Raisinhead had a a tough time on their hands, opening for such big time masters. Fortunately, local hero Rob Beaulieu’s skilled, versitile sextet also had alot on their minds, Lots of styles and ideas.
They stretched out confidently among traditions and within songs, the reggae inspired “Jubilation” and “10 Long Years” shining out from some sunny Carribean of the mind, but also changing colors like jams by the Grateful Dead or Phish, showing both elastic flexability and rubbery strength floating on wings of slippery guitar riffs. Not everything mutated and hybridized: “Folsom Prison Blues” was straight up country and wickedly good – like the rest of their note-packed hour onstage.
“Local jam band Raisinhead played a polar-opposite show to open the night. Each tune started smoothly, picked up at midpoint and then slowed down gently for their standard endings. Every member improvised and sang. They played mostly their own tunes. In “Moses” (followed by “Autumn”), they started with quality harmonizing before shifting into a nice instrumental that moved as naturally as the river breeze they sang about.

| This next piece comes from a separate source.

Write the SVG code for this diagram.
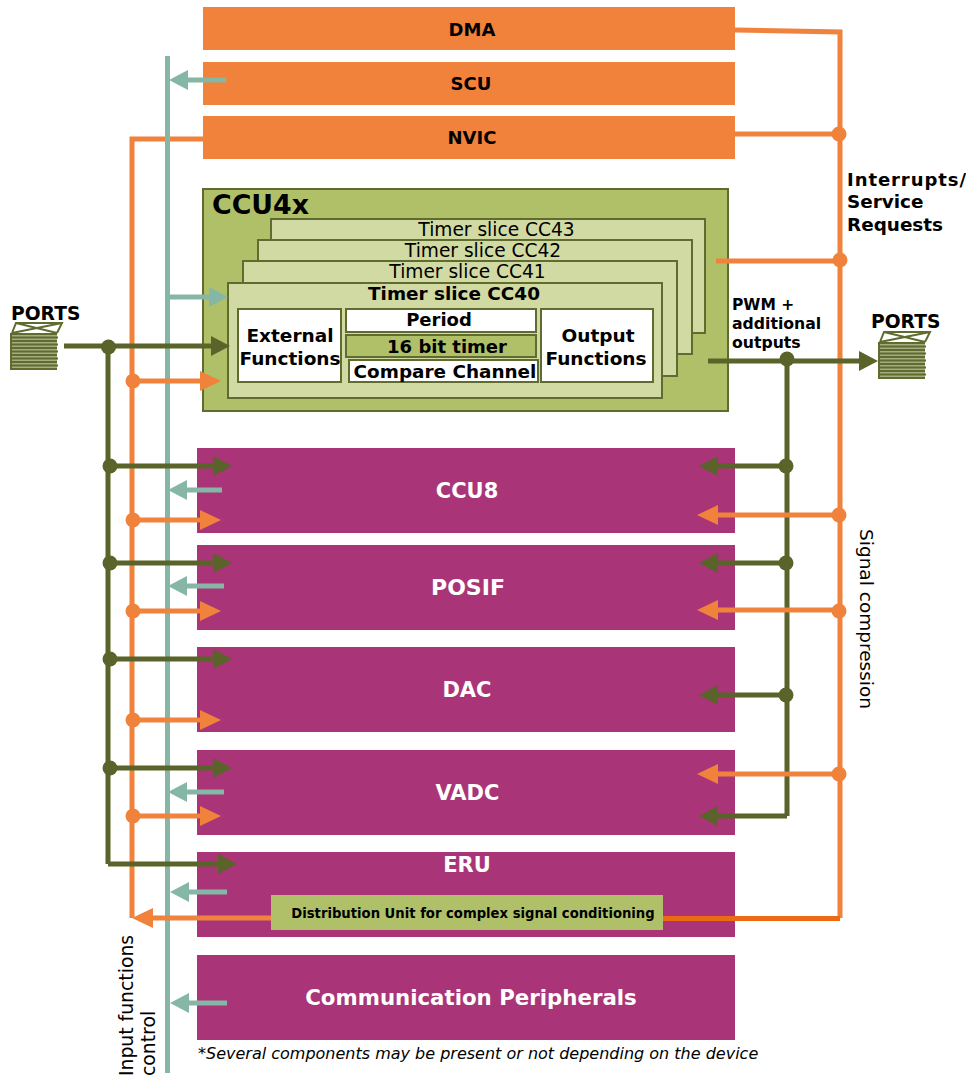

Eventually they brought the song to a near standstill before lifting it to their highest point of the show. Raisinhead is always a good band to see. But their best nights are when guitarist Rob B leads the group around and around choruses as many times as they need but Thursday’s crowd wasn’t conducive to that. No Matter. They played some winners like The Band’s “The Weight” and (Beaulieu’s) “Sally” setting the scene for a relaxed enjoyable night.”
“Local jam band Raisinhead, meanwhile, opened their set with the bouncy, airy, ska-drenched “Jubilation” which showed off the band’s forceful energy. The six peice jumped seamlessly from rocking country to blues rock with the crowd favorite “Ten long Years” in between. While there were moments when Raisinhead’s extended jams grew stale, those forays into improv were largely adventurous and exciting.”